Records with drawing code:
►

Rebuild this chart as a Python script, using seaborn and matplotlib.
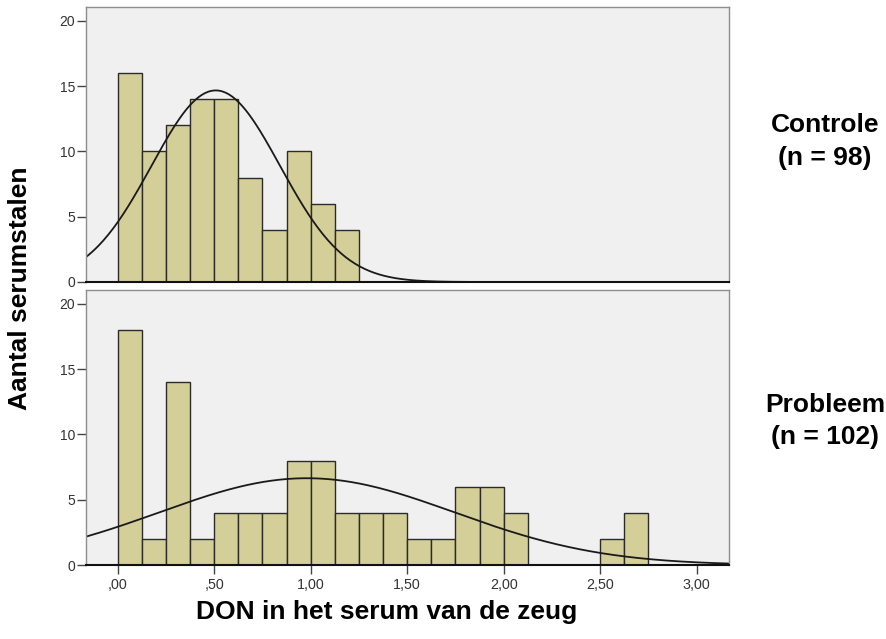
import numpy as np
import pandas as pd
import matplotlib
matplotlib.use("Agg")
import matplotlib.pyplot as plt
import seaborn as sns

# Histogram counts per bin of width 0.125, starting at 0
bin_width = 0.125
controle_counts = [16, 10, 12, 14, 14, 8, 4, 10, 6, 4]
probleem_counts = [18, 2, 14, 2, 4, 4, 4, 8, 8, 4, 4, 4, 2, 2, 6, 6, 4, 0, 0, 0, 2, 4]

# Fitted normal curves (mean, sd) per group
controle_fit = (0.508, 0.333)
probleem_fit = (0.98, 0.765)

groups = ["Controle\n(n = 98)", "Probleem\n(n = 102)"]
x_ticks = [0.0, 0.5, 1.0, 1.5, 2.0, 2.5, 3.0]
x_tick_labels = [",00", ",50", "1,00", "1,50", "2,00", "2,50", "3,00"]
y_ticks = [0, 5, 10, 15, 20]

sns.set_style("white")
plt.rcParams["font.family"] = ["Liberation Sans", "DejaVu Sans"]
plt.rcParams["text.color"] = "black"

bar_color = "#D4CF98"
panel_bg = "#F0F0F0"
frame_color = "#8E8E8E"
tick_color = "#444444"

fig = plt.figure(figsize=(8.86, 6.39), dpi=100)
ax_top = fig.add_axes([0.0967, 0.5587, 0.7265, 0.4304])
ax_bot = fig.add_axes([0.0967, 0.1158, 0.7265, 0.4304])

xmin, xmax = -0.166, 3.169
curve_x = np.linspace(xmin, xmax, 400)

label_y = [0.7786, 0.341]

for i, (ax, counts, (mu, sd), label, show_x) in enumerate([
    (ax_top, controle_counts, controle_fit, groups[0], False),
    (ax_bot, probleem_counts, probleem_fit, groups[1], True),
]):
    counts = np.asarray(counts, dtype=float)
    n_bins = len(counts)
    centers = (np.arange(n_bins) + 0.5) * bin_width
    df = pd.DataFrame({"don": centers, "n": counts})
    ax.set_facecolor(panel_bg)
    sns.histplot(data=df, x="don", weights="n", binwidth=bin_width,
                 binrange=(0, n_bins * bin_width), ax=ax,
                 color=bar_color, alpha=1.0, edgecolor="#2b2b2b", linewidth=1.0)
    n_total = counts.sum()
    dens = n_total * bin_width / (sd * np.sqrt(2 * np.pi)) * np.exp(-0.5 * ((curve_x - mu) / sd) ** 2)
    sns.lineplot(x=curve_x, y=dens, ax=ax, color="#1a1a1a", linewidth=1.3)

    ax.set_xlim(xmin, xmax)
    ax.set_ylim(0, 21.07)
    ax.set_yticks(y_ticks)
    ax.set_yticklabels([str(v) for v in y_ticks])
    ax.set_xlabel("")
    ax.set_ylabel("")
    for side in ["top", "right", "left"]:
        ax.spines[side].set_color(frame_color)
        ax.spines[side].set_linewidth(1.0)
        ax.spines[side].set_visible(True)
    ax.spines["bottom"].set_color("#111111")
    ax.spines["bottom"].set_linewidth(1.5)
    ax.spines["bottom"].set_visible(True)
    ax.tick_params(axis="y", direction="out", length=6.5, width=1, color=tick_color,
                   labelsize=10, labelcolor="#333333", left=True, pad=1)
    if show_x:
        ax.set_xticks(x_ticks)
        ax.set_xticklabels(x_tick_labels)
        ax.tick_params(axis="x", direction="out", length=6.5, width=1, color=tick_color,
                       labelsize=10.3, labelcolor="#333333", bottom=True, pad=2.5)
    else:
        ax.set_xticks([])
    fig.text(0.931, label_y[i], label, ha="center", va="center", fontsize=19,
             fontweight="bold", linespacing=1.45, color="black")

fig.text(0.0226, 0.549, "Aantal serumstalen", rotation=90, ha="center", va="center",
         fontsize=19, fontweight="bold", color="black")
fig.text(0.436, 0.042, "DON in het serum van de zeug", ha="center", va="center",
         fontsize=19, fontweight="bold", color="black")

fig.savefig("out.png", dpi=100, facecolor="white")
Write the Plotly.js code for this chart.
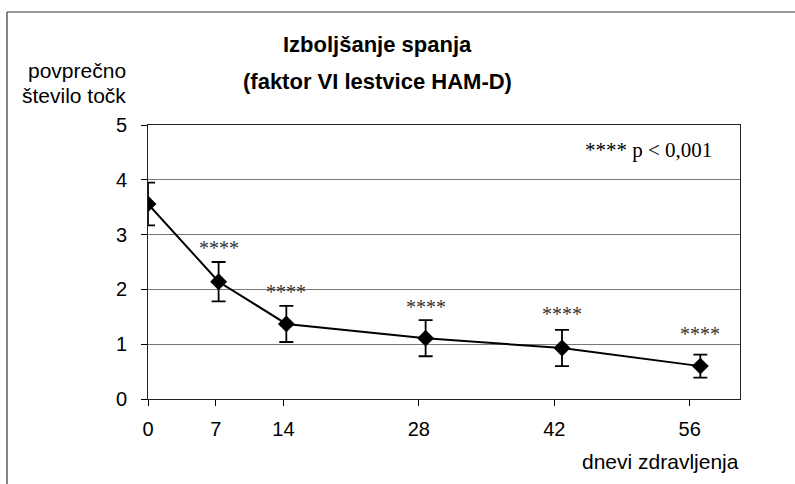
<!DOCTYPE html>
<html>
<head>
<meta charset="utf-8">
<script src="https://cdn.plot.ly/plotly-3.0.1.min.js"></script>
<style>html,body{margin:0;padding:0;background:#fff;}#chart{width:795px;height:484px;}</style>
</head>
<body>
<div id="chart"></div>
<script>
// Data
const days = [0, 7.3, 14.3, 28.7, 42.8, 57.1];
const meanScore = [3.56, 2.14, 1.37, 1.11, 0.93, 0.60];
const errScore = [0.39, 0.36, 0.33, 0.33, 0.33, 0.21];
const sigLabel = ['', '****', '****', '****', '****', '****'];
const sigY = [null, 2.76, 1.96, 1.68, 1.55, 1.19];
const tickVals = [0, 7, 14, 28, 42, 56];
const tickText = ['0', '7', '14', '28', '42', '56'];

const W = 795, H = 484, L = 148, R = 55, T = 125, B = 85;
const pw = W - L - R, ph = H - T - B;
const px = v => (v - L) / pw;
const py = v => (H - B - v) / ph;

const trace = {
  x: days, y: meanScore, type: 'scatter', mode: 'lines+markers',
  line: {color: '#000', width: 2},
  marker: {symbol: 'diamond', size: 13, color: '#000'},
  error_y: {type: 'data', array: errScore, visible: true, color: '#000', thickness: 1.8, width: 7},
  showlegend: false, hoverinfo: 'skip'
};

const serif = 'Liberation Serif, Times New Roman, serif';
const sans = 'Liberation Sans, Arial, sans-serif';
const annotations = [];
days.forEach((d, i) => {
  if (sigLabel[i]) annotations.push({x: d, y: sigY[i], xref: 'x', yref: 'y', xanchor: 'center', yanchor: 'middle',
    text: sigLabel[i], showarrow: false, font: {family: serif, size: 20, color: '#333'}});
});
function lab(x, y, text, xa, font) {
  return {x: px(x), y: py(y), xref: 'paper', yref: 'paper', xanchor: xa, yanchor: 'middle', text: text, showarrow: false, font: font};
}
annotations.push(
  lab(377, 45, '<b>Izboljšanje spanja</b>', 'center', {family: sans, size: 22, color: '#000'}),
  lab(377, 82, '<b>(faktor VI lestvice HAM-D)</b>', 'center', {family: sans, size: 22, color: '#000'}),
  lab(128, 70, 'povprečno', 'right', {family: sans, size: 21, color: '#000'}),
  lab(128, 95, 'število točk', 'right', {family: sans, size: 21, color: '#000'}),
  lab(741, 461, 'dnevi zdravljenja', 'right', {family: sans, size: 21, color: '#000'}),
  lab(714, 150, '**** p &lt; 0,001', 'right', {family: serif, size: 21, color: '#000'})
);

const layout = {
  width: W, height: H,
  margin: {l: L, r: R, t: T, b: B, pad: 0},
  paper_bgcolor: '#fff', plot_bgcolor: '#fff',
  font: {family: sans, size: 20, color: '#000'},
  xaxis: {range: [0, 61.2], tickvals: tickVals, ticktext: tickText, ticks: 'outside', ticklen: 6, tickcolor: '#000',
    ticklabelstandoff: 6,
    showgrid: false, zeroline: false, showline: true, linecolor: '#222', linewidth: 1, mirror: true,
    tickfont: {family: sans, size: 20, color: '#000'}, fixedrange: true},
  yaxis: {range: [0, 5], tickvals: [0, 1, 2, 3, 4, 5], ticks: 'outside', ticklen: 6, tickcolor: '#000',
    ticklabelstandoff: 10,
    showgrid: true, gridcolor: '#777', gridwidth: 1, zeroline: false, showline: true, linecolor: '#222', linewidth: 1, mirror: true,
    tickfont: {family: sans, size: 20, color: '#000'}, fixedrange: true},
  annotations: annotations,
  shapes: [
    {type: 'line', xref: 'paper', yref: 'paper', x0: px(7), x1: px(7), y0: py(12), y1: py(484), line: {color: '#333', width: 1.2}},
    {type: 'line', xref: 'paper', yref: 'paper', x0: px(7), x1: px(795), y0: py(12), y1: py(12), line: {color: '#333', width: 1.2}}
  ]
};

Plotly.newPlot('chart', [trace], layout, {staticPlot: true, displayModeBar: false});
</script>
</body>
</html>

◄

Repeat only what lies between the start of the data and the end of the line containing "label_y = [0.7786, 0.341]", exactly, with pictures left out.

Rebuild this chart as a Python script, using seaborn and matplotlib.
import numpy as np
import pandas as pd
import matplotlib
matplotlib.use("Agg")
import matplotlib.pyplot as plt
import seaborn as sns

# Histogram counts per bin of width 0.125, starting at 0
bin_width = 0.125
controle_counts = [16, 10, 12, 14, 14, 8, 4, 10, 6, 4]
probleem_counts = [18, 2, 14, 2, 4, 4, 4, 8, 8, 4, 4, 4, 2, 2, 6, 6, 4, 0, 0, 0, 2, 4]

# Fitted normal curves (mean, sd) per group
controle_fit = (0.508, 0.333)
probleem_fit = (0.98, 0.765)

groups = ["Controle\n(n = 98)", "Probleem\n(n = 102)"]
x_ticks = [0.0, 0.5, 1.0, 1.5, 2.0, 2.5, 3.0]
x_tick_labels = [",00", ",50", "1,00", "1,50", "2,00", "2,50", "3,00"]
y_ticks = [0, 5, 10, 15, 20]

sns.set_style("white")
plt.rcParams["font.family"] = ["Liberation Sans", "DejaVu Sans"]
plt.rcParams["text.color"] = "black"

bar_color = "#D4CF98"
panel_bg = "#F0F0F0"
frame_color = "#8E8E8E"
tick_color = "#444444"

fig = plt.figure(figsize=(8.86, 6.39), dpi=100)
ax_top = fig.add_axes([0.0967, 0.5587, 0.7265, 0.4304])
ax_bot = fig.add_axes([0.0967, 0.1158, 0.7265, 0.4304])

xmin, xmax = -0.166, 3.169
curve_x = np.linspace(xmin, xmax, 400)

label_y = [0.7786, 0.341]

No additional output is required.